А ищу я тебя за тем, чтобы выполнить поручение Афанасия Павлантьевича
Белобородова, который попросил меня лично вручить тебе две медали:
«За Победу над Японией» и «За боевые заслуги». Считаю, что сейчас сделать это – самый лучший момент, когда на сцену ты выйдешь с наградами
на гимнастерке. –
           Откуда-то вдруг появился адъютант генерал-майора и передал ему две коробочки с медалями и удостоверениями к ним.
         Андрей Игнатьевич Ковтун – Станкевич сам вынул из коробок медали
и пристигнул их к левой стороне гимнастерки, ошарашенного от неожиданности Сорокина, который стоял и не знал, как он должен поступить в такой ситуации.
          Оказавшийся  рядом старшина Денежкин легонько толкнул его:
- Очнись, Сергей, скажи что-нибудь, поблагодари генерала…-
           - Служу Советскому Союзу! - выкрикнул внезапно Сергей и схватил обеими руками генеральскую руку,  протянутую ему  для поздравления.
     - Сорокин, готовься на сцену, твоё выступление следующее, - услышали, все стоящие рядом с Сергеем, голос ведущего концерт  старшины Жарова.       

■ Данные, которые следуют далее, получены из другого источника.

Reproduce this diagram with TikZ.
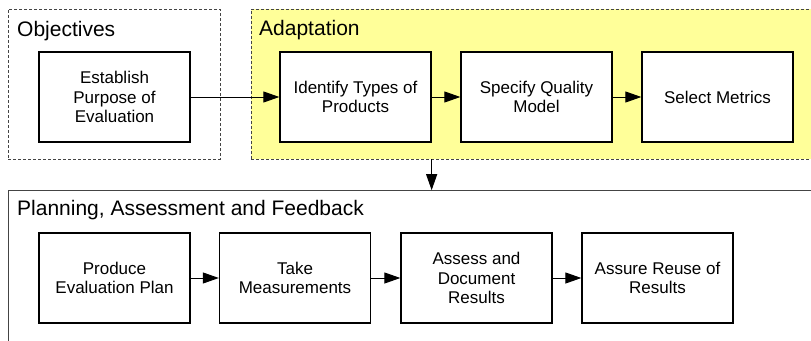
\documentclass[tikz,border=0pt]{standalone}
\usepackage{fontspec}
\setmainfont{Liberation Sans}
\usetikzlibrary{arrows.meta}
\definecolor{adaptyellow}{HTML}{FFFF99}
\definecolor{grpline}{HTML}{444444}
\begin{document}
\begin{tikzpicture}[x=1pt,y=-1pt,
 proc/.style={draw=black, line width=1.3pt, fill=white, minimum width=151pt, minimum height=90pt, inner sep=0pt, align=center, font=\fontsize{17}{19.8}\selectfont},
 grp/.style={draw=grpline, dash pattern=on 3pt off 2pt, line width=0.9pt, inner sep=0pt},
 ttl/.style={anchor=west, inner sep=0pt, font=\fontsize{21}{24}\selectfont},
 flow/.style={-{Triangle[length=16pt,width=11pt]}, line width=1pt}]
\useasboundingbox (0,0) rectangle (811,340);
\clip (0,0) rectangle (811,340);
% containers
\node[grp, minimum width=212pt, minimum height=150pt] (obj) at (114,84) {};
\node[grp, fill=adaptyellow, minimum width=564pt, minimum height=150pt] (adapt) at (533,84) {};
\node[draw=grpline, line width=1pt, inner sep=0pt, minimum width=806.5pt, minimum height=154pt] (plan) at (411.75,267.7) {};
% titles
\node[ttl] (objt) at (17,31) {Objectives};
\node[ttl] (adaptt) at (259,30) {Adaptation};
\node[ttl] (plant) at (17,210) {Planning, Assessment and Feedback};
% process boxes
\node[proc] (est) at (114.5,97) {Establish\\Purpose of\\Evaluation};
\node[proc] (idt) at (355.5,97) {Identify Types of\\Products};
\node[proc] (spq) at (536.5,97) {Specify Quality\\Model};
\node[proc] (sel) at (717.5,97) {Select Metrics};
\node[proc] (pep) at (114.5,278) {Produce\\Evaluation Plan};
\node[proc] (tkm) at (295,278) {Take\\Measurements};
\node[proc] (adr) at (476.5,278) {Assess and\\Document\\Results};
\node[proc] (arr) at (657.5,278) {Assure Reuse of\\Results};
% connectors
\draw[flow] (est) -- (idt);
\draw[flow] (idt) -- (spq);
\draw[flow] (spq) -- (sel);
\draw[flow] (pep) -- (tkm);
\draw[flow] (tkm) -- (adr);
\draw[flow] (adr) -- (arr);
\draw[flow] (idt.east |- adapt.south) -- (idt.east |- plan.north);
\end{tikzpicture}
\end{document}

        - Я приглашаю на сцену воспитанника нашей воинской части Сергея Сорокина, - объявил конферансье очередной номер программы концерта и добавил,- он прочитает своё стихотворение «Взятие Берлина».
           Выйдя на середину сцены, Сережа впервые очутился один перед  громадной массой зрителей, ни одна сотня глаз  была сосредоточена только на нём, но он не видел  этих людей.  Сорокин  видел то, о чём говорилось в его стихотворении.  А в нём говорилось: о фашистах, напавших на его Родину, о разрушенных бомбежками городах, о сожженных  селах, о расстрелянных и повешенных ни в чём неповинных советских граждан.

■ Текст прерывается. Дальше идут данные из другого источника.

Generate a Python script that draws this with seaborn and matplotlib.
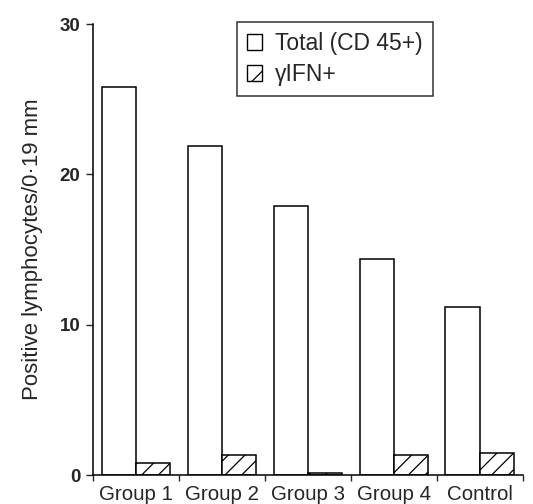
import numpy as np
import pandas as pd
import matplotlib
matplotlib.use('Agg')
import matplotlib.pyplot as plt
from matplotlib.patches import Rectangle
import seaborn as sns

# --- values ---
GROUPS = ['Group 1', 'Group 2', 'Group 3', 'Group 4', 'Control']
TOTAL_CD45 = [25.8, 21.9, 17.9, 14.4, 11.2]
IFN_GAMMA = [0.8, 1.3, 0.15, 1.35, 1.45]
SERIES = ['Total (CD 45+)', '\u03b3IFN+']
Y_TICKS = [0, 10, 20, 30]

df = pd.DataFrame({
    'group': GROUPS * 2,
    'series': [SERIES[0]] * len(GROUPS) + [SERIES[1]] * len(GROUPS),
    'value': TOTAL_CD45 + IFN_GAMMA,
})

sns.set_theme(style='ticks')
plt.rcParams['font.family'] = ['Liberation Sans', 'DejaVu Sans']
plt.rcParams['hatch.linewidth'] = 0.9

fig = plt.figure(figsize=(5.33, 5.04), dpi=100)
ax = fig.add_axes([0.1745, 0.0575, 0.981 - 0.1745, 0.952 - 0.0575])

sns.barplot(data=df, x='group', y='value', hue='series', order=GROUPS,
            hue_order=SERIES, palette=['white', 'white'], edgecolor='black',
            linewidth=1.1, width=0.8, saturation=1, legend=False, ax=ax)

for bar in ax.containers[1]:
    bar.set_hatch('//')

ax.set_xlim(-0.5, len(GROUPS) - 0.5)
ax.set_ylim(0, 30)
ax.set_yticks(Y_TICKS)
ax.set_xticks(range(len(GROUPS)))
ax.set_xticks(np.arange(-0.5, len(GROUPS), 1.0), minor=True)
ax.tick_params(axis='x', which='major', length=0, pad=7, labelsize=14.8)
ax.tick_params(axis='x', which='minor', length=4, width=1, direction='out')
ax.tick_params(axis='y', length=5, width=1, labelsize=13.5, pad=4)
for lab in ax.get_yticklabels():
    lab.set_fontweight('bold')

ax.set_xlabel('')
ax.set_ylabel('Positive lymphocytes/0\u00b719 mm', fontsize=16, labelpad=12)

sns.despine(ax=ax)
for s in ['left', 'bottom']:
    ax.spines[s].set_linewidth(1.1)
    ax.spines[s].set_color('black')

handles = [Rectangle((0, 0), 1, 1, facecolor='white', edgecolor='black', linewidth=1),
           Rectangle((0, 0), 1, 1, facecolor='white', edgecolor='black', linewidth=1, hatch='/')]
leg = ax.legend(handles, SERIES, loc='upper left', bbox_to_anchor=(0.335, 1.004),
                fontsize=16.5, frameon=True, fancybox=False, edgecolor='black',
                handlelength=0.65, handleheight=0.65, handletextpad=0.6,
                borderpad=0.42, labelspacing=0.35, borderaxespad=0)
leg.get_frame().set_linewidth(1.1)

fig.savefig('out.png', dpi=100)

        Голос его крепчал всё сильней и в конце выступления он гремел, как приговор:
 « И вот Берлин, теперь мы все у цели,
     Час пробил отомстить врагам,
      Ведь за его стеной дрожат от страха «звери»,
      Пришёл конец фашистским псам!
       Прошла лишь ночь. Второго мая утром
        Войскам приказ: «Вперед! На штурм !Вперед!»
       Пропели залпами гвардейские «Катюши»,
       Пошёл на штурм советский наш народ.
       Берлин был взят советскими войсками,
        Весть облетела сразу шар земной!
        Никто ещё не устоял пред русскими штыками:
        Солдат наш есть, и будет впредь, герой!»
         Война не дала Сорокину закончить школу, и его литературные успехи были на уровне семи классов средней школы, но стихотворение  весь
 зал принял стоя с громкими долгими аплодисментами.
      На сцену вбежала старшина медицинской службы и Сергей узнал в ней девушку, которая бинтовала ему голову после ранения и сопровождала в полевой госпиталь в Муданьцзяне.
  -Ты меня помнишь? – спросила она.
 -  Конечно, помню, но не знаю твоего имени.-
 -   Катя,- ответила она и поцеловав Сережу в щеку, вернулась в зал.

Так закончился последний день в Харбине.
На следующий день с первой группой отъезжающих, Сорокин покинул Маньчжурию и направился  в Благовещенск, на родную землю, по которой уже стал скучать.